TASK TO CARRY OUT => Set the lines down again exactly, first line through the line that contains "7.82e-4, 7.50e-4, 7.50e-4]", with no pictures.
---- PROVIDED DATA
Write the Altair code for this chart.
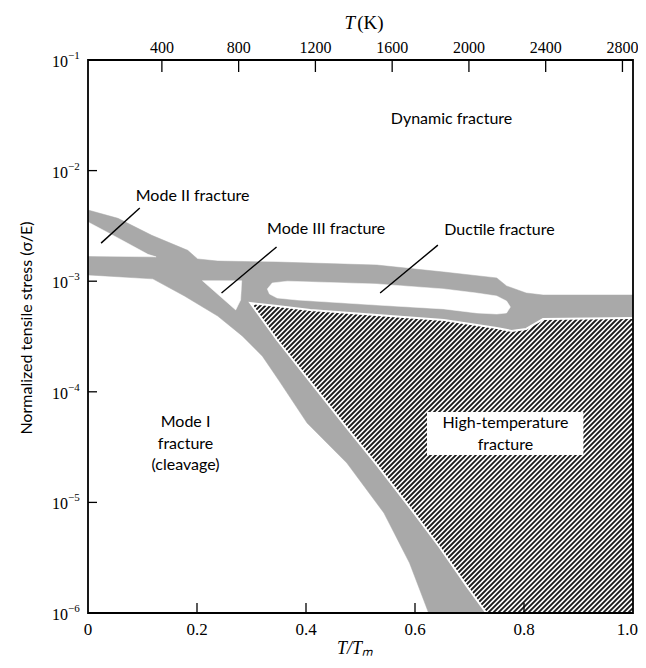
import numpy as np
import pandas as pd
import altair as alt

# ---------------- data read from the map ----------------
# upper edge of the grey boundary band system (left -> right)
band_top_x = [0.0, 0.055, 0.117, 0.183, 0.201, 0.238, 0.347, 0.530, 0.653, 0.750, 0.768, 0.804, 0.835, 1.0]
band_top_y = [4.4e-3, 3.7e-3, 2.6e-3, 1.9e-3, 1.59e-3, 1.52e-3, 1.49e-3, 1.40e-3, 1.21e-3, 1.07e-3, 9.06e-4, 7.82e-4, 7.50e-4, 7.50e-4]

# top edge of the high-temperature (hatched) field (left -> right)
hatch_top_x = [0.298, 0.347, 0.408, 0.530, 0.653, 0.750, 0.777, 0.804, 0.835, 1.0]
hatch_top_y = [6.35e-4, 5.97e-4, 5.50e-4, 4.95e-4, 4.46e-4, 3.78e-4, 3.55e-4, 3.70e-4, 4.55e-4, 4.65e-4]

# left edge of the high-temperature field (top -> bottom)
hatch_left_x = [0.298, 0.347, 0.408, 0.475, 0.530, 0.590, 0.645, 0.695, 0.731]
hatch_left_y = [6.35e-4, 2.94e-4, 1.23e-4, 4.71e-5, 2.18e-5, 9.08e-6, 3.95e-6, 1.75e-6, 1.0e-6]

# upper edge of the Mode I (cleavage) field (left -> bottom)
mode1_x = [0.0, 0.119, 0.177, 0.238, 0.283, 0.320, 0.351, 0.402, 0.475, 0.543, 0.590, 0.625]
mode1_y = [1.14e-3, 1.05e-3, 7.35e-4, 4.84e-4, 3.20e-4, 2.10e-4, 1.25e-4, 5.22e-5, 2.27e-5, 8.02e-6, 2.83e-6, 1.0e-6]

# white fields enclosed by the band
mode2_x = [0.0, 0.055, 0.110, 0.125, 0.0]
mode2_y = [3.43e-3, 2.46e-3, 1.75e-3, 1.66e-3, 1.69e-3]

mode3_x = [0.210, 0.282, 0.280, 0.271]
mode3_y = [1.01e-3, 1.01e-3, 6.76e-4, 5.50e-4]

lens_x = [0.329, 0.338, 0.366, 0.530, 0.653, 0.713, 0.750, 0.768, 0.775, 0.768, 0.750, 0.713, 0.653, 0.530, 0.384, 0.347, 0.333]
lens_y = [8.51e-4, 9.64e-4, 1.00e-3, 9.44e-4, 8.51e-4, 7.82e-4, 7.35e-4, 6.62e-4, 5.85e-4, 5.16e-4, 5.05e-4, 5.16e-4, 5.61e-4, 6.09e-4, 6.76e-4, 7.05e-4, 7.66e-4]

# labels (y = first line of each label)
label_text = ["Dynamic fracture", "Mode II fracture", "Mode III fracture", "Ductile fracture",
              "Mode I\nfracture\n(cleavage)", "High-temperature\nfracture"]
label_x = [0.667, 0.192, 0.437, 0.755, 0.179, 0.766]
label_y = [2.93e-2, 5.89e-3, 2.97e-3, 2.90e-3, 5.33e-5, 5.22e-5]

# white box behind the high-temperature label
box_x = [0.622, 0.909]
box_y = [2.68e-5, 6.56e-5]

# leader lines
ptr_x1 = [0.095, 0.346, 0.642]
ptr_y1 = [4.59e-3, 2.04e-3, 2.12e-3]
ptr_x2 = [0.024, 0.245, 0.536]
ptr_y2 = [2.21e-3, 7.82e-4, 7.82e-4]

# axes
x_ticks = [0.0, 0.2, 0.4, 0.6, 0.8, 1.0]
x_tick_labels = ["0", "0.2", "0.4", "0.6", "0.8", "1.0"]
y_ticks = [1e-6, 1e-5, 1e-4, 1e-3, 1e-2, 1e-1]
y_tick_base = ["10", "10", "10", "10", "10", "10"]
y_tick_exp = ["−6", "−5", "−4", "−3", "−2", "−1"]
T_ticks = [400, 800, 1200, 1600, 2000, 2400, 2800]
T_at_left, T_at_right = 15, 2855   # temperature at T/Tm = 0 and 1 on the top axis
x_title = "T/Tₘ"
y_title = "Normalized tensile stress (σ/E)"

# ---------------- geometry helpers ----------------
W, H = 545, 553

env_x = band_top_x + hatch_top_x[::-1] + hatch_left_x[1:] + mode1_x[::-1]
env_y = band_top_y + hatch_top_y[::-1] + hatch_left_y[1:] + mode1_y[::-1]
env_df = pd.DataFrame({"x": env_x, "y": env_y, "i": range(len(env_x))})

hp_x = hatch_top_x + [1.0] + hatch_left_x[::-1][:-1]
hp_y = hatch_top_y + [1.0e-6] + hatch_left_y[::-1][:-1]

holes = []
for name, xs_, ys_ in [("m2", mode2_x, mode2_y), ("m3", mode3_x, mode3_y), ("lens", lens_x, lens_y)]:
    for i, (a, b) in enumerate(zip(xs_, ys_)):
        holes.append({"poly": name, "x": a, "y": b, "i": i})
holes_df = pd.DataFrame(holes)

gap_x = hatch_left_x[::-1] + hatch_top_x[1:]
gap_y = hatch_left_y[::-1] + hatch_top_y[1:]
gap_df = pd.DataFrame({"x": gap_x, "y": gap_y, "i": range(len(gap_x))})


def to_uv(x, y):
    return np.asarray(x, float) * W, (np.log10(np.asarray(y, float)) + 6) / 5 * H


pu, pv = to_uv(hp_x, hp_y)


def inside(u, v):
    res = np.zeros(u.shape, bool)
    n = len(pu)
    j = n - 1
    for i in range(n):
        ui, vi, uj, vj = pu[i], pv[i], pu[j], pv[j]
        cond = ((vi > v) != (vj > v)) & (u < (uj - ui) * (v - vi) / (vj - vi + 1e-12) + ui)
        res ^= cond
        j = i
    return res


segs = []
spacing = 5.0
for c in np.arange(-W, H, spacing):
    t = np.arange(0, W + 0.25, 0.25)
    v = t + c
    ok = (v >= 0) & (v <= H)
    t, v = t[ok], v[ok]
    if len(t) == 0:
        continue
    m = inside(t, v)
    if not m.any():
        continue
    d = np.diff(np.concatenate([[0], m.astype(int), [0]]))
    starts = np.where(d == 1)[0]
    ends = np.where(d == -1)[0] - 1
    for s, e in zip(starts, ends):
        if e <= s:
            continue
        segs.append({"x": t[s] / W, "y": 10 ** (v[s] / H * 5 - 6),
                     "x2": t[e] / W, "y2": 10 ** (v[e] / H * 5 - 6)})
seg_df = pd.DataFrame(segs)

# ---------------- chart ----------------
xs = alt.Scale(domain=[0, 1], nice=False, zero=False)
ys = alt.Scale(type="log", domain=[1e-6, 1e-1], nice=False)
SERIF = "Liberation Serif"
SANS = "Lato"


def X(f):
    return alt.X(f, scale=xs, axis=None)


def Y(f):
    return alt.Y(f, scale=ys, axis=None)


hatch = alt.Chart(seg_df).mark_rule(color="#1a1a1a", strokeWidth=1.8, clip=True).encode(
    x=X("x:Q"), x2="x2:Q", y=Y("y:Q"), y2="y2:Q")

envelope = alt.Chart(env_df).mark_line(
    fill="#a9a9a9", stroke="#a9a9a9", strokeWidth=0.5, interpolate="linear-closed", clip=True
).encode(x=X("x:Q"), y=Y("y:Q"), order="i:Q")

hole_layer = alt.Chart(holes_df).mark_line(
    fill="white", stroke="white", strokeWidth=0.5, interpolate="linear-closed", clip=True
).encode(x=X("x:Q"), y=Y("y:Q"), detail="poly:N", order="i:Q")

gap_layer = alt.Chart(gap_df).mark_line(stroke="white", strokeWidth=2, clip=True).encode(
    x=X("x:Q"), y=Y("y:Q"), order="i:Q")

ptr_df = pd.DataFrame({"x": ptr_x1, "y": ptr_y1, "x2": ptr_x2, "y2": ptr_y2})
pointers = alt.Chart(ptr_df).mark_rule(color="black", strokeWidth=1.4).encode(
    x=X("x:Q"), y=Y("y:Q"), x2="x2:Q", y2="y2:Q")

box_df = pd.DataFrame({"x": [box_x[0]], "x2": [box_x[1]], "y": [box_y[0]], "y2": [box_y[1]]})
box = alt.Chart(box_df).mark_rect(fill="white").encode(
    x=X("x:Q"), x2="x2:Q", y=Y("y:Q"), y2="y2:Q")

lab_df = pd.DataFrame({"t": label_text, "x": label_x, "y": label_y})
labels = alt.Chart(lab_df).mark_text(
    font=SANS, fontSize=16, color="black", lineBreak="\n", lineHeight=21.5, baseline="middle", align="center"
).encode(x=X("x:Q"), y=Y("y:Q"), text="t:N")

# left axis: inward ticks + labels (10 with raised exponent) + title
ytk = alt.Chart(pd.DataFrame({"y": y_ticks[1:-1]})).mark_rule(color="black", strokeWidth=1.3).encode(
    y=Y("y:Q"), x=alt.value(0), x2=alt.value(9))
ylab_df = pd.DataFrame({"y": y_ticks, "b": y_tick_base, "e": y_tick_exp})
ylab = alt.Chart(ylab_df).mark_text(
    font=SERIF, fontSize=16, color="black", align="right", baseline="middle", dx=-20, dy=2
).encode(y=Y("y:Q"), x=alt.value(0), text="b:N")
yexp = alt.Chart(ylab_df).mark_text(
    font=SERIF, fontSize=11, color="black", align="left", baseline="middle", dx=-20, dy=-4
).encode(y=Y("y:Q"), x=alt.value(0), text="e:N")
yttl = alt.Chart(pd.DataFrame({"t": [y_title]})).mark_text(
    font=SANS, fontSize=16, color="black", angle=270, align="center", baseline="middle"
).encode(x=alt.value(-61), y=alt.value(268), text="t:N")

# bottom axis
xlab_df = pd.DataFrame({"x": x_ticks, "t": x_tick_labels})
xtk = alt.Chart(pd.DataFrame({"x": x_ticks[1:-1]})).mark_rule(color="black", strokeWidth=1.3).encode(
    x=X("x:Q"), y=alt.value(H), y2=alt.value(H - 10))
xlab = alt.Chart(xlab_df.iloc[:-1]).mark_text(
    font=SERIF, fontSize=17, color="black", align="center", baseline="middle"
).encode(x=X("x:Q"), y=alt.value(H + 17), text="t:N")
xlab_end = alt.Chart(xlab_df.iloc[[-1]]).mark_text(
    font=SERIF, fontSize=17, color="black", align="right", baseline="middle", dx=5
).encode(x=X("x:Q"), y=alt.value(H + 17), text="t:N")
xttl = alt.Chart(pd.DataFrame({"t": [x_title], "x": [0.49]})).mark_text(
    font=SERIF, fontSize=18, fontStyle="italic", color="black", align="center", baseline="middle"
).encode(x=X("x:Q"), y=alt.value(H + 36), text="t:N")

# top temperature axis: T converted to T/Tm position through a calculate transform
T_df = pd.DataFrame({"T": T_ticks})
T_pos = f"(datum.T - {T_at_left}) / ({T_at_right} - {T_at_left})"
ttk = alt.Chart(T_df).transform_calculate(p=T_pos).mark_rule(color="black", strokeWidth=1.3).encode(
    x=X("p:Q"), y=alt.value(0), y2=alt.value(12))
tlab = alt.Chart(T_df).transform_calculate(p=T_pos).mark_text(
    font=SERIF, fontSize=16, color="black", baseline="middle", align="center"
).encode(x=X("p:Q"), y=alt.value(-12), text="T:N")

ttl_df = pd.DataFrame({"t": ["T", "(K)"], "p": [0.492, 0.492]})
ttl_T = alt.Chart(ttl_df.iloc[[0]]).mark_text(
    font=SERIF, fontSize=19, fontStyle="italic", color="black", baseline="middle", align="right", dx=-1
).encode(x=X("p:Q"), y=alt.value(-37), text="t:N")
ttl_K = alt.Chart(ttl_df.iloc[[1]]).mark_text(
    font=SERIF, fontSize=19, color="black", baseline="middle", align="left", dx=1
).encode(x=X("p:Q"), y=alt.value(-37), text="t:N")

frame = alt.Chart(pd.DataFrame({"a": [0]})).mark_rect(filled=False, stroke="black", strokeWidth=1.8).encode(
    x=alt.X(datum=0, scale=xs, axis=None), x2=alt.X2(datum=1),
    y=alt.Y(datum=1e-6, scale=ys, axis=None), y2=alt.Y2(datum=1e-1))

chart = alt.layer(
    hatch, envelope, hole_layer, gap_layer, pointers, box, labels,
    ytk, ylab, yexp, yttl, xtk, xlab, xlab_end, xttl, ttk, tlab, ttl_T, ttl_K, frame
).properties(
    width=W, height=H,
    autosize=alt.AutoSizeParams(type="none"),
    padding={"left": 80, "top": 52, "right": 5, "bottom": 47},
).configure_view(stroke=None)

chart.save("out.html", embed_options={"renderer": "svg", "actions": False})
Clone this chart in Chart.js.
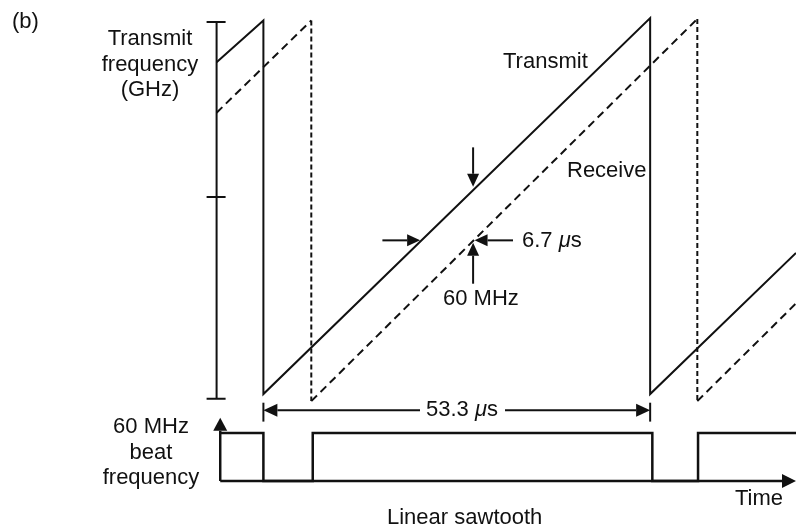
--------
RESPONSE FOR THIS EXERCISE =>
Write the Altair code for this chart.
import numpy as np
import pandas as pd
import altair as alt

# ---------------- data read from the map ----------------
# upper edge of the grey boundary band system (left -> right)
band_top_x = [0.0, 0.055, 0.117, 0.183, 0.201, 0.238, 0.347, 0.530, 0.653, 0.750, 0.768, 0.804, 0.835, 1.0]
band_top_y = [4.4e-3, 3.7e-3, 2.6e-3, 1.9e-3, 1.59e-3, 1.52e-3, 1.49e-3, 1.40e-3, 1.21e-3, 1.07e-3, 9.06e-4, 7.82e-4, 7.50e-4, 7.50e-4]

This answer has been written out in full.